- **Goal**: Copy from the first line below down to and including the line with "(bala) at (205,711)". Skip the pictures.

■ ■ ■ ■ ■

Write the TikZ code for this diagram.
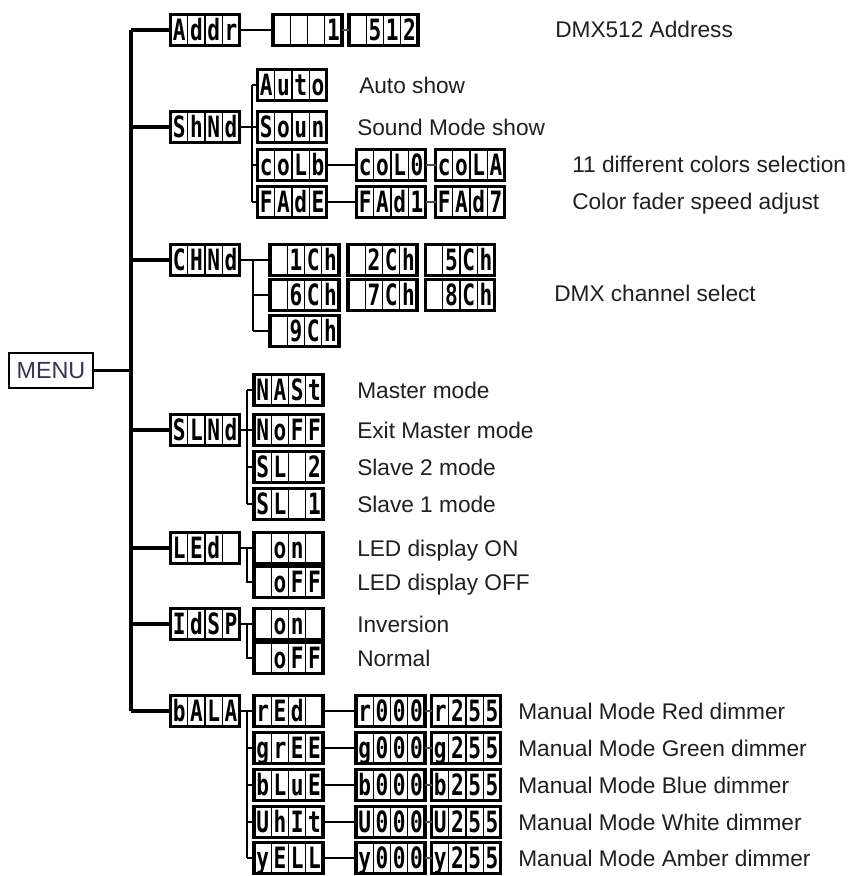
\documentclass[tikz,border=0pt]{standalone}
\usepackage{fontspec}
\setmainfont{Liberation Sans}
\newfontfamily\lcdfam[FakeStretch=0.72]{DejaVu Sans Mono}
\usetikzlibrary{calc}
\newcommand\lcdt[4]{\makebox[12.9375pt]{#1}\makebox[12.9375pt]{#2}\makebox[12.9375pt]{#3}\makebox[12.9375pt]{#4}}
\begin{document}
\begin{tikzpicture}[x=0.75pt,y=-0.75pt,
  lcd/.style={draw, line width=2.5pt, fill=white, minimum width=51.75pt, minimum height=23.25pt,
    inner sep=0pt, outer sep=0pt, text height=15.6pt, text depth=0pt,
    font=\fontsize{22}{22}\selectfont\lcdfam\bfseries,
    path picture={\foreach \i in {1,2,3}{\draw[line width=1pt]
      ($(path picture bounding box.south west)!\i/4!(path picture bounding box.south east)$) --
      ($(path picture bounding box.north west)!\i/4!(path picture bounding box.north east)$);}}},
  desc/.style={anchor=west, inner sep=0pt, text height=12.2pt, text depth=0pt,
    font=\fontsize{17}{20}\selectfont, text=black!88},
  menubox/.style={draw, line width=1.6pt, minimum width=63pt, minimum height=26.5pt, inner sep=0pt,
    font=\fontsize{17.5}{20}\selectfont, text=black!75!blue!60!gray},
  trunk/.style={line width=2.4pt},
  conn/.style={line width=2pt},
  tiny/.style={line width=0.8pt, black!70},
]
\useasboundingbox (0,0) rectangle (850,876);

% ---- MENU and trunk
\node[menubox] (menu) at (51,370.5) {MENU};
\coordinate (trtop) at (131,30);
\coordinate (trbot) at (131,711);

% ---- level 1
\node[lcd] (addr) at (205,30)  {\lcdt{A}{d}{d}{r}};
\node[lcd] (shnd) at (205,127) {\lcdt{S}{h}{N}{d}};
\node[lcd] (chnd) at (205,260) {\lcdt{C}{H}{N}{d}};
\node[lcd] (slnd) at (205,430) {\lcdt{S}{L}{N}{d}};
\node[lcd] (led)  at (205,548) {\lcdt{L}{E}{d}{}};
\node[lcd] (idsp) at (205,624) {\lcdt{I}{d}{S}{P}};
\node[lcd] (bala) at (205,711) {\lcdt{b}{A}{L}{A}};

\draw[trunk] (trtop) -- (trbot);
\draw[trunk] (menu.east) -- (menu.east -| trtop);
\foreach \n in {addr,shnd,chnd,slnd,led,idsp,bala}
  \draw[trunk] (\n.west -| trtop) -- (\n.west);

% ---- Addr row
\node[lcd] (a1) at (307.5,30) {\lcdt{}{}{}{1}};
\node[lcd] (a512) at (383.5,30) {\lcdt{}{5}{1}{2}};
\draw[conn] (addr.east) -- (a1.west);
\draw[tiny] (a1.east) -- (a512.west);
\node[desc] (tAddr) at (555,29) {DMX512 Address};

% ---- ShNd
\node[lcd] (auto) at (292,85)  {\lcdt{A}{u}{t}{o}};
\node[lcd] (soun) at (292,127) {\lcdt{S}{o}{u}{n}};
\node[lcd] (colb) at (292,165) {\lcdt{c}{o}{L}{b}};
\node[lcd] (fade) at (292,202) {\lcdt{F}{A}{d}{E}};
\coordinate (shv) at (252,0);
\draw[conn] (shnd.east) -- (shnd.east -| shv);
\draw[conn] (auto.west -| shv) -- (fade.west -| shv);
\foreach \n in {auto,soun,colb,fade}
  \draw[conn] (\n.west -| shv) -- (\n.west);
\node[lcd] (colo) at (391,165) {\lcdt{c}{o}{L}{0}};
\node[lcd] (cola) at (470,165) {\lcdt{c}{o}{L}{A}};
\node[lcd] (fad1) at (391,202) {\lcdt{F}{A}{d}{1}};
\node[lcd] (fad7) at (470,202) {\lcdt{F}{A}{d}{7}};
\draw[conn] (colb.east) -- (colo.west);
\draw[conn] (fade.east) -- (fad1.west);
\draw[tiny] (colo.east) -- (cola.west);
\draw[tiny] (fad1.east) -- (fad7.west);
\node[desc] (tAuto) at (359,85) {Auto show};
\node[desc] (tSoun) at (357,127) {Sound Mode show};
\node[desc] (tColb) at (572,164) {11 different colors selection};
\node[desc] (tFade) at (572,201) {Color fader speed adjust};

% ---- CHNd
\node[lcd] (c1) at (304.5,260) {\lcdt{}{1}{C}{h}};
\node[lcd] (c2) at (382.5,260) {\lcdt{}{2}{C}{h}};
\node[lcd] (c5) at (460,260)   {\lcdt{}{5}{C}{h}};
\node[lcd] (c6) at (304.5,295) {\lcdt{}{6}{C}{h}};
\node[lcd] (c7) at (382.5,295) {\lcdt{}{7}{C}{h}};
\node[lcd] (c8) at (460,295)   {\lcdt{}{8}{C}{h}};
\node[lcd] (c9) at (304.5,331) {\lcdt{}{9}{C}{h}};
\coordinate (chv) at (253,0);
\draw[conn] (chnd.east) -- (c1.west);
\draw[conn] (c1.west -| chv) -- (c9.west -| chv);
\foreach \n in {c6,c9}
  \draw[conn] (\n.west -| chv) -- (\n.west);
\node[desc] (tCh) at (554,293) {DMX channel select};

% ---- SLNd
\node[lcd] (mast) at (288.5,390) {\lcdt{N}{A}{S}{t}};
\node[lcd] (noff) at (288.5,430) {\lcdt{N}{o}{F}{F}};
\node[lcd] (sl2)  at (288.5,467) {\lcdt{S}{L}{}{2}};
\node[lcd] (sl1)  at (288.5,504) {\lcdt{S}{L}{}{1}};
\coordinate (slv) at (247,0);
\draw[conn] (slnd.east) -- (slnd.east -| slv);
\draw[conn] (mast.west -| slv) -- (sl1.west -| slv);
\foreach \n in {mast,noff,sl2,sl1}
  \draw[conn] (\n.west -| slv) -- (\n.west);
\node[desc] (tMast) at (357,390) {Master mode};
\node[desc] (tNoff) at (357,430) {Exit Master mode};
\node[desc] (tSl2)  at (357,467) {Slave 2 mode};
\node[desc] (tSl1)  at (357,504) {Slave 1 mode};

% ---- LEd
\node[lcd] (lon)  at (288.5,548) {\lcdt{}{o}{n}{}};
\node[lcd] (loff) at (288.5,582) {\lcdt{}{o}{F}{F}};
\draw[conn] (led.east) -- (lon.west);
\draw[conn] (lon.west -| slv) -- (loff.west -| slv) -- (loff.west);
\node[desc] (tLon)  at (357,548) {LED display ON};
\node[desc] (tLoff) at (357,582) {LED display OFF};

% ---- IdSP
\node[lcd] (ion)  at (288.5,624) {\lcdt{}{o}{n}{}};
\node[lcd] (ioff) at (288.5,658) {\lcdt{}{o}{F}{F}};
\draw[conn] (idsp.east) -- (ion.west);
\draw[conn] (ion.west -| slv) -- (ioff.west -| slv) -- (ioff.west);
\node[desc] (tIon)  at (357,624) {Inversion};
\node[desc] (tIoff) at (357,658) {Normal};

% ---- bALA
\node[lcd] (red)  at (288.5,711) {\lcdt{r}{E}{d}{}};
\node[lcd] (gree) at (288.5,748) {\lcdt{g}{r}{E}{E}};
\node[lcd] (blue) at (288.5,785) {\lcdt{b}{L}{u}{E}};
\node[lcd] (whit) at (288.5,822) {\lcdt{U}{h}{I}{t}};
\node[lcd] (yell) at (288.5,858) {\lcdt{y}{E}{L}{L}};
\draw[conn] (bala.east) -- (red.west);
\draw[conn] (red.west -| slv) -- (yell.west -| slv);
\foreach \n in {gree,blue,whit,yell}
  \draw[conn] (\n.west -| slv) -- (\n.west);

\node[lcd] (r0)  at (390.5,711) {\lcdt{r}{0}{0}{0}};
\node[lcd] (r2)  at (466,711)   {\lcdt{r}{2}{5}{5}};
\node[lcd] (g0)  at (390.5,748) {\lcdt{g}{0}{0}{0}};
\node[lcd] (g2)  at (466,748)   {\lcdt{g}{2}{5}{5}};
\node[lcd] (b0)  at (390.5,785) {\lcdt{b}{0}{0}{0}};
\node[lcd] (b2)  at (466,785)   {\lcdt{b}{2}{5}{5}};
\node[lcd] (w0)  at (390.5,822) {\lcdt{U}{0}{0}{0}};
\node[lcd] (w2)  at (466,822)   {\lcdt{U}{2}{5}{5}};
\node[lcd] (y0)  at (390.5,858) {\lcdt{y}{0}{0}{0}};
\node[lcd] (y2)  at (466,858)   {\lcdt{y}{2}{5}{5}};
\foreach \a/\b/\c in {red/r0/r2,gree/g0/g2,blue/b0/b2,whit/w0/w2,yell/y0/y2}{
  \draw[conn] (\a.east) -- (\b.west);
  \draw[tiny] (\b.east) -- (\c.west);
}
\node[desc] (tRed)  at (518,711) {Manual Mode Red dimmer};
\node[desc] (tGre)  at (518,748) {Manual Mode Green dimmer};
\node[desc] (tBlu)  at (518,785) {Manual Mode Blue dimmer};
\node[desc] (tWhi)  at (518,822) {Manual Mode White dimmer};
\node[desc] (tYel)  at (518,858) {Manual Mode Amber dimmer};
\end{tikzpicture}
\end{document}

■ ■ ■ ■ ■

- **Written answer**:
Write the TikZ code for this diagram.
\documentclass[tikz,border=0pt]{standalone}
\usepackage{fontspec}
\setmainfont{Liberation Sans}
\newfontfamily\lcdfam[FakeStretch=0.72]{DejaVu Sans Mono}
\usetikzlibrary{calc}
\newcommand\lcdt[4]{\makebox[12.9375pt]{#1}\makebox[12.9375pt]{#2}\makebox[12.9375pt]{#3}\makebox[12.9375pt]{#4}}
\begin{document}
\begin{tikzpicture}[x=0.75pt,y=-0.75pt,
  lcd/.style={draw, line width=2.5pt, fill=white, minimum width=51.75pt, minimum height=23.25pt,
    inner sep=0pt, outer sep=0pt, text height=15.6pt, text depth=0pt,
    font=\fontsize{22}{22}\selectfont\lcdfam\bfseries,
    path picture={\foreach \i in {1,2,3}{\draw[line width=1pt]
      ($(path picture bounding box.south west)!\i/4!(path picture bounding box.south east)$) --
      ($(path picture bounding box.north west)!\i/4!(path picture bounding box.north east)$);}}},
  desc/.style={anchor=west, inner sep=0pt, text height=12.2pt, text depth=0pt,
    font=\fontsize{17}{20}\selectfont, text=black!88},
  menubox/.style={draw, line width=1.6pt, minimum width=63pt, minimum height=26.5pt, inner sep=0pt,
    font=\fontsize{17.5}{20}\selectfont, text=black!75!blue!60!gray},
  trunk/.style={line width=2.4pt},
  conn/.style={line width=2pt},
  tiny/.style={line width=0.8pt, black!70},
]
\useasboundingbox (0,0) rectangle (850,876);

% ---- MENU and trunk
\node[menubox] (menu) at (51,370.5) {MENU};
\coordinate (trtop) at (131,30);
\coordinate (trbot) at (131,711);

% ---- level 1
\node[lcd] (addr) at (205,30)  {\lcdt{A}{d}{d}{r}};
\node[lcd] (shnd) at (205,127) {\lcdt{S}{h}{N}{d}};
\node[lcd] (chnd) at (205,260) {\lcdt{C}{H}{N}{d}};
\node[lcd] (slnd) at (205,430) {\lcdt{S}{L}{N}{d}};
\node[lcd] (led)  at (205,548) {\lcdt{L}{E}{d}{}};
\node[lcd] (idsp) at (205,624) {\lcdt{I}{d}{S}{P}};
\node[lcd] (bala) at (205,711) {\lcdt{b}{A}{L}{A}};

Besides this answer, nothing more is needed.